Steve Jobs is back to work at Apple, just months after having a liver transplant, and sources say he is spending most of his time focused on the company's new tablet device. According to the Wall Street Journal, the team of people working on the tablet are under much scrutiny from their company's CEO. The article also states that this is the third attempt at the tablet, the first one failed due to a low battery life, the second one due to insufficient memory. Jobs, himself, has confirmed that most of that information is correct, but didn't specify any details. There is still no word on when an Apple tablet might actually become available to the public or what kind of impact it will have but if the success of Jobs' last pet project - the iPhone - is any indication, the tablet could change the way many people view technology.

There have been many rumors about the Apple tablet in recent months. Some say a September unveiling is in the works, others say November and some say not until 2010. A report from Barron's claims the device will be marketed for mostly media play (with an Apple TV tie-in) and gaming. Regardless of when and what, there is no doubt the rest of the industry is waiting to see what exactly Jobs and Apple have planned.

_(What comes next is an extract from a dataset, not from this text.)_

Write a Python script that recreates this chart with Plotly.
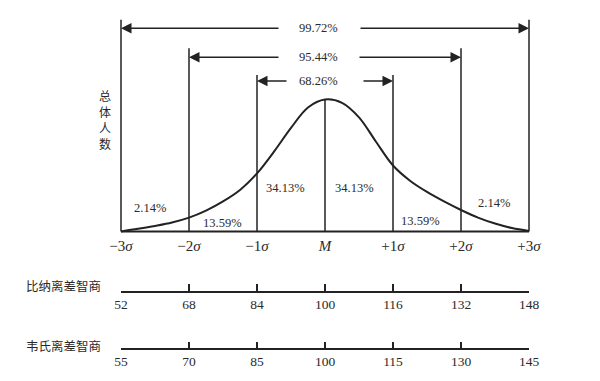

Tuesday, September 1, 2009

Netbook shipments growing at twice the rate of Notebooks

A newly released report from DisplaySearch shows a growing trend in the world of portable computers. In the 2nd quarter of 2009 netbooks had a net growth of 40%, while notebooks only grew 22%. To date netbooks now hold 22.2% of the portable computer market, its even more impressive when you compare that to the 2nd quarter just a year ago, when netbooks only accounted for 5.6% of the market.

Many factors could be playing into this surge. The bad economy which may be causing potential notebook buyers to rethink their needs and go with the cheaper, slimmer version. Netbooks also have been growing in popularity with promotions from companies like Verizon, Sprint, Comcast and Qwest offering discounted netbooks for new customers. The increase is also likely due to growing netbook sales in latin America and China, where new computer users and first time buyers may not need all the extra amenities that come with a notebook or desktop computer.